Se la sinistra vuole avere un futuro, deve avere oggi il volto di Sanders, della Ocasio-Cortez ma anche della nostra Elly Schlein e di Valentina, per l’appunto, sindaca di una realtà profondamente evocativa, luogo di una delle più atroci stragi nazi-fasciste, antifascista dichiarata e con un’aministrazione improntata alla valorizzazione della memoria. Del resto, Valentina, la cui famiglia venne coinvolta dalla tragedia dell’autunno del ’44, docente di Storia e Filosofia e amministratrice esperta e competente, nata politicamente nelle Fabbriche di Vendola e vicina al movimento delle Sardine, costituisce un’idea di PD inedita ma estremamente positiva e da incentivare. Incarna, difatti, l’idea di un partito aperto, capace di andare al di là dei propri schemi vetusti, di cogliere il meglio di ciò che si muove nella società, di riflettere sui propri errori e di superarli. Guai ora a perdersi in peana preventivi, col rischio che poi si rivelino illusori, ma guardando negli occhi questa ragazza, leggendo la sua biografia e osservando nomi e volti della nuova segreteria zingarettiana si ha l’impressione di un processo in atto. Un percorso da sostenere, cui guardare con passione e interesse ma al quale forse sarà anche il caso di partecipare attivamente, in quanto oggi di un’altra idea di sinistra c’è bisogno come l’aria. Al cospetto della peggior destra di sempre, dell’ondata xenofoba che si sta abbattendo sul Vecchio Continente, del cattiverio dilagante e del trumpismo che affligge l’umanità e genera quotidianamente odio e sofferenza, in un quadro del genere, opporsi è il minimo e rendersi protagonisti è indispensabile.

Bisogna partecipare scendere in piazza, esserci, gremire le iniziative politiche, rimontare i banchetti, rialzare le bandiere, scendere in piazza il prossimo 25 aprile, recarsi in massa a Monte Sole, andare a dire una preghiera sulla tomba di don Giuseppe Dossetti e ricostruire tutto ciò che in questi anni è stato distrutto.

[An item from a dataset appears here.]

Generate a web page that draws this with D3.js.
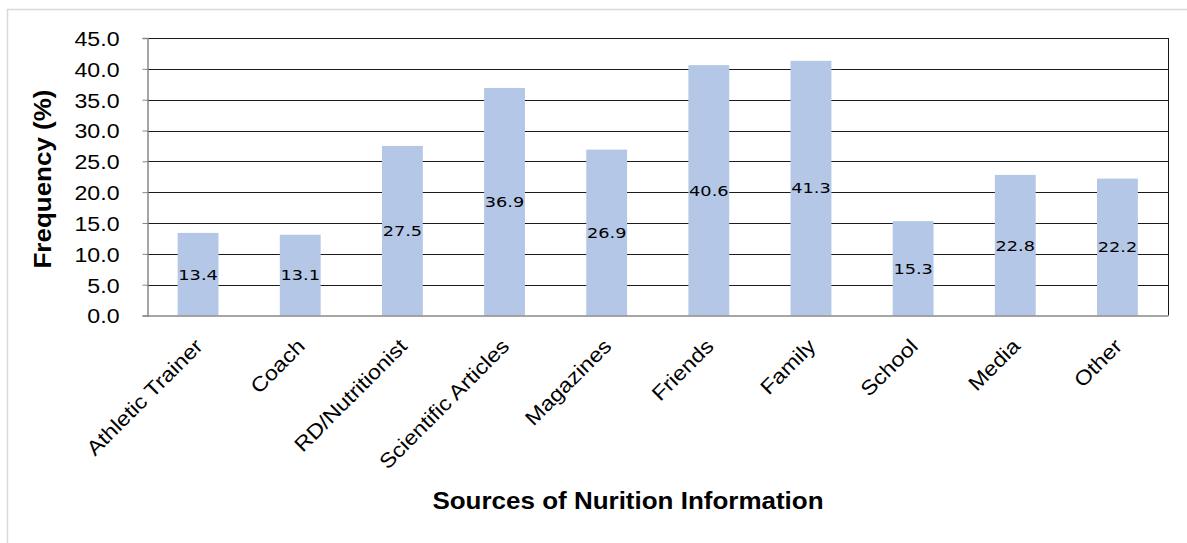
<!DOCTYPE html>
<html><head><meta charset="utf-8">
<script src="https://cdn.jsdelivr.net/npm/d3@7"></script>
<style>html,body{margin:0;padding:0;background:#fff;}svg{display:block;}</style>
</head><body>
<svg id="chart" width="1187" height="543"></svg>
<script>
const categories = ["Athletic Trainer","Coach","RD/Nutritionist","Scientific Articles","Magazines","Friends","Family","School","Media","Other"];
const values = [13.4,13.1,27.5,36.9,26.9,40.6,41.3,15.3,22.8,22.2];
const yTicks = [0,5,10,15,20,25,30,35,40,45];
const yTitle = "Frequency (%)";
const xTitle = "Sources of Nurition Information";

const svg = d3.select("#chart");
const W = 1187, H = 543;
const m = {left:147, right:1168.5, top:38, bottom:315.5};
const SX = 1.13;

svg.append("rect").attr("x",7.5).attr("y",9.5).attr("width",W).attr("height",H)
  .attr("fill","#fff").attr("stroke","#d9d9d9").attr("stroke-width",1.5);

const x = d3.scaleBand().domain(categories).range([m.left, m.right]).paddingInner(0.6).paddingOuter(0.3);
const y = d3.scaleLinear().domain([0,45]).range([m.bottom, m.top]);

// gridlines
svg.append("g").selectAll("line").data(yTicks.filter(d=>d>0)).join("line")
  .attr("x1",m.left).attr("x2",m.right)
  .attr("y1",d=>Math.round(y(d))+0.5).attr("y2",d=>Math.round(y(d))+0.5)
  .attr("stroke","#1a1a1a").attr("stroke-width",1);
// right border
svg.append("line").attr("x1",m.right).attr("x2",m.right).attr("y1",m.top).attr("y2",m.bottom)
  .attr("stroke","#1a1a1a").attr("stroke-width",1);

// bars
svg.append("g").selectAll("rect").data(values).join("rect")
  .attr("x",(d,i)=>x(categories[i])).attr("width",x.bandwidth())
  .attr("y",d=>y(d)).attr("height",d=>y(0)-y(d))
  .attr("fill","#b4c7e7");

// y axis
const yAxis = d3.axisLeft(y).tickValues(yTicks).tickFormat(d3.format(".1f")).tickSize(5).tickPadding(18);
const gy = svg.append("g").attr("transform",`translate(${m.left+0.5},0)`).call(yAxis);
gy.select(".domain").attr("stroke","#888").attr("stroke-width",1.5);
gy.selectAll(".tick line").attr("stroke","#888");
gy.selectAll(".tick text").attr("font-family","Liberation Sans, Arial, sans-serif")
  .attr("font-size",20.5).attr("fill","#000")
  .attr("transform",`translate(-5,0) scale(${SX},1)`).attr("dy","0.36em")
  .attr("x", -23/SX + 0);

// x axis baseline
svg.append("line").attr("x1",m.left).attr("x2",m.right).attr("y1",m.bottom+0.5).attr("y2",m.bottom+0.5)
  .attr("stroke","#888").attr("stroke-width",1.5);

// bar value labels
svg.append("g").selectAll("text").data(values).join("text")
  .attr("transform",(d,i)=>`translate(${x(categories[i])+x.bandwidth()/2},${(y(d)+y(0))/2}) scale(1.2,1)`)
  .attr("text-anchor","middle").attr("dy","0.36em")
  .attr("font-family","DejaVu Sans, sans-serif").attr("font-size",14.8).attr("fill","#000")
  .text(d=>d.toFixed(1));

// x category labels
svg.append("g").selectAll("text").data(categories).join("text")
  .attr("transform",d=>`translate(${x(d)+x.bandwidth()/2+6},${m.bottom+32}) rotate(-45) scale(${SX},1)`)
  .attr("text-anchor","end")
  .attr("font-family","Liberation Sans, Arial, sans-serif").attr("font-size",20.5).attr("fill","#000")
  .text(d=>d);

// axis titles
svg.append("text").attr("transform",`translate(51,179) rotate(-90) scale(${SX},1)`)
  .attr("text-anchor","middle").attr("font-family","Liberation Sans, Arial, sans-serif")
  .attr("font-weight","bold").attr("font-size",23).attr("fill","#000").text(yTitle);
svg.append("text").attr("transform",`translate(628,509) scale(${SX},1)`)
  .attr("text-anchor","middle").attr("font-family","Liberation Sans, Arial, sans-serif")
  .attr("font-weight","bold").attr("font-size",23).attr("fill","#000").text(xTitle);
</script>
</body></html>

Perché di sinistra ribadisco, ne abbiamo tutti bisogno, compreso chi non se ne rende conto, compresi gli avversari, persino i trumpisti più incalliti e feroci, i quali prima o poi saranno chiamati a fare i conti con se stessi e con il proprio fallimento epocale.
Il PD oggi, eleggendo Valentina, ha battuto un colpo, ha dato un segnale di disponibilità, ha aperto una porta sul futuro. La cosa migliore da fare, per chi come me ne è uscito qualche anno fa, non rinnovando la tessera con profondo dolore, è adesso porsi la domanda sul proprio impegno, riflettere su come tornare a collaborare, non far mancare la propria voce nella richiesta di un’apertura definitiva che prenda in considerazione anche l’ipotesi di una federazione, di un superamento del PD stesso per costruire una casa nuova e più ampia. Senza abiure, senza processi sommari, senza damnatio memoriae e senza puntare il dito perché tutti noi, in questi anni, compreso chi si è maggiormente opposto alla deriva in atto, ha comunque commesso sbagli macroscopici che ci hanno portato alla più amara delle sconfitte il 4 marzo 2018.
Per dirla col ministro Provenzano, “la sinistra non ha perso, s’è persa”. E ora sta forse cominciando a ritrovarsi, a riscoprire la gioia dello stare insieme, a ricostruire la comunità di cui c’è necessità per guardare al domani con un minimo d’ottimismo.
Sosteneva il già menzionato Dossetti che la politica dovesse generare le buone pratiche e le leggi dal grembo della società. La chiamò socraticamente “maieutica” e questo adesso serve al PD. Che Valentina sia davvero una levatrice: saremo al suo fianco con convinzione e orgoglio.